With 32nd and 21st in Mexico and the RSM Classic to end last year, latterly leading at halfway, Higgs has played a lot of very good golf without quite doing it for a full week, and that was also the case when last competing at this kind of level and finishing 11th in the Barracuda.
He’s in better form now, though, so while I do have reservations as to his waywardness, conditions suggest he might just get away with the odd miss. If that’s the case he can go really well on his course debut, with the fact that he too is a former winner of the Price Cutter Charity Championship potentially also in his favour.
Higgs is precisely the type of player to click for a drop in grade and, with a background on the LatinoAmerica Tour where he won in Peru, conditions shouldn’t be an excuse.
Endycott defied a slow start to finish 26th last week, shooting 65 in round two, and throughout his rookie season he’s shown flashes of potential. Four top-30s is a good return from 11 starts and we saw what he can do under conditions similar to these when leading the Bermuda Championship with an opening 62.
He defied a slow start to finish 18th behind Cam Smith back home in the Australian PGA and was again in the mix early in the AmEx, so we’ve seen lots of encouragement from a young player who struck at Korn Ferry Tour level last May.
Tenth in strokes-gained approach last week, he’ll enjoy the extra space off the tee here in Puerto Rico and has the ability to go ahead and contend on Sunday.
So does Vincent Norrman, a huge hitter whose short-game is a problem, which also applies to Matt Schmid. Neither made much appeal in the circumstances, though, with Austin Eckroat of greater interest given his clear potential and performances by the sea in Hawaii and Mexico.
Trevor Cone and Brandon Matthews are among the longest drivers around and therefore deserve a mention along with other sluggers like Augusto Nunez and Scott Harrington, while I did consider shorter duo Chris Stroud and Fabian Gomez, both of whom boast strong records here.
Of that bunch, Stroud was hardest to eliminate having placed in the RSM Classic before Christmas and continued to hit the ball well since then. He has a really good record in Puerto Rico and led through 54 holes when last playing here, which came not long after he’d threatened the top 10 in the RSM. History might repeat if his back holds up.
Lefty Lebioda ready to contend
Kevin Roy is the best iron player in this field based on 2023 form as a whole and he hit the ball really well in the Honda Classic last week.
Fourth in the Bahamas last year might be a decent clue and this son of a former PGA Tour player has got the look of someone who is a bit better than his results suggests, which is why he’s been attracting some each-way support.

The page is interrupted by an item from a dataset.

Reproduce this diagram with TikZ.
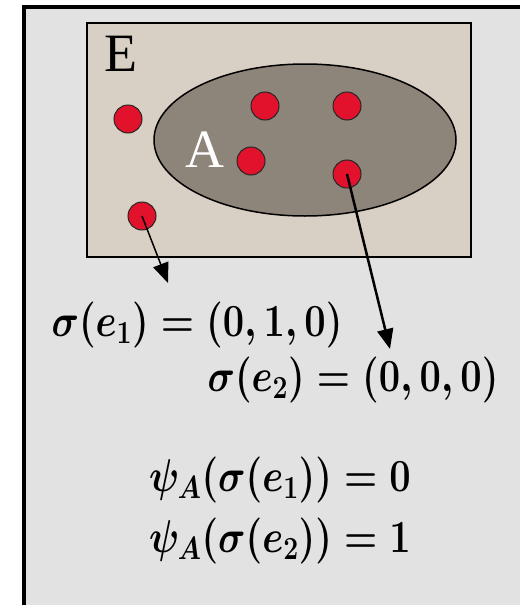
\documentclass[tikz,border=0pt]{standalone}
\usepackage{fix-cm}
\usepackage{fontspec}
\newfontfamily\timesfont{Liberation Serif}
\usetikzlibrary{arrows.meta,positioning,shapes.geometric}
\definecolor{paper}{HTML}{E2E2E2}
\definecolor{sand}{HTML}{D8D0C4}
\definecolor{mud}{HTML}{8D847A}
\definecolor{dotred}{HTML}{E3122C}
\tikzset{
  elem/.style={draw=black!85,circle,fill=dotred,minimum size=28pt,inner sep=0pt,line width=1pt},
  setlbl/.style={font=\timesfont\fontsize{54}{60}\selectfont,inner sep=0pt},
  eqn/.style={font=\fontsize{40}{48}\selectfont\boldmath,inner sep=0pt,xscale=0.95,yscale=1.15,transform shape},
  map/.style={-{Triangle[length=20pt,width=16pt]},black}
}

\begin{document}
\begin{tikzpicture}[x=1pt,y=-1pt]
\useasboundingbox (0,0) rectangle (520,605);
\fill[white] (0,0) rectangle (520,605);
\fill[paper] (24,7) rectangle (520,605);
\draw[line width=4pt] (24,605) -- (24,7) -- (520,7);
% the sample space E and the event A
\draw[fill=sand,line width=2pt] (87,23) rectangle (471,257);
\draw[fill=mud,line width=1.5pt] (305,140) ellipse [x radius=151, y radius=76];
\node[setlbl] (E) at (121,54) {E};
\node[setlbl,text=white] (A) at (205,150) {A};
% elements
\node[elem] (p1) at (128,119) {};
\node[elem] (p2) at (265,106) {};
\node[elem] (p3) at (347,106) {};
\node[elem] (p4) at (251,161) {};
\node[elem] (e2) at (347,174) {};
\node[elem] (e1) at (142,216) {};
% labels
\node[eqn] (s1) at (197,325) {$\sigma(e_1)=(0,1,0)$};
\node[eqn] (s2) at (353,380) {$\sigma(e_2)=(0,0,0)$};
\node[eqn] (f1) at (280,480) {$\psi_A(\sigma(e_1))=0$};
\node[eqn] (f2) at (280,541) {$\psi_A(\sigma(e_2))=1$};
\coordinate (t1) at (168,283);
\coordinate (t2) at (390,349);
\draw[map,line width=1.5pt] (e1.center) -- (t1);
\draw[map,line width=2.5pt] (e2.center) -- (t2);
\end{tikzpicture}
\end{document}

Tempting as it was to join in, he’s short enough and I’ll finish off with a player we know has what it takes to threaten at this level, HANK LEBIODA.
The left-hander contended for three tournaments in a row in 2021, settling for finishes of fifth, fourth and eighth, and before that had been 13th behind Sam Burns in the Valspar. Go back further and he was third in Bermuda in a field similar to this one, and he played well behind Jon Rahm in Mexico and Rory McIlroy in Canada last summer.
My view is that Lebioda is a bit better than his rating here and that’s almost certainly because he’s missed the cut in both previous starts in Puerto Rico, but I’m far from convinced the course was to blame and the fact that he was in the mix when 15th at Pebble Beach two starts ago strengthens my suspicion that it should be suitable.
Last week he shot 76-66 to miss the cut by a single shot back on home soil in Florida, and just as Brandon Wu did last year he can use that second round as a springboard in this considerably weaker field.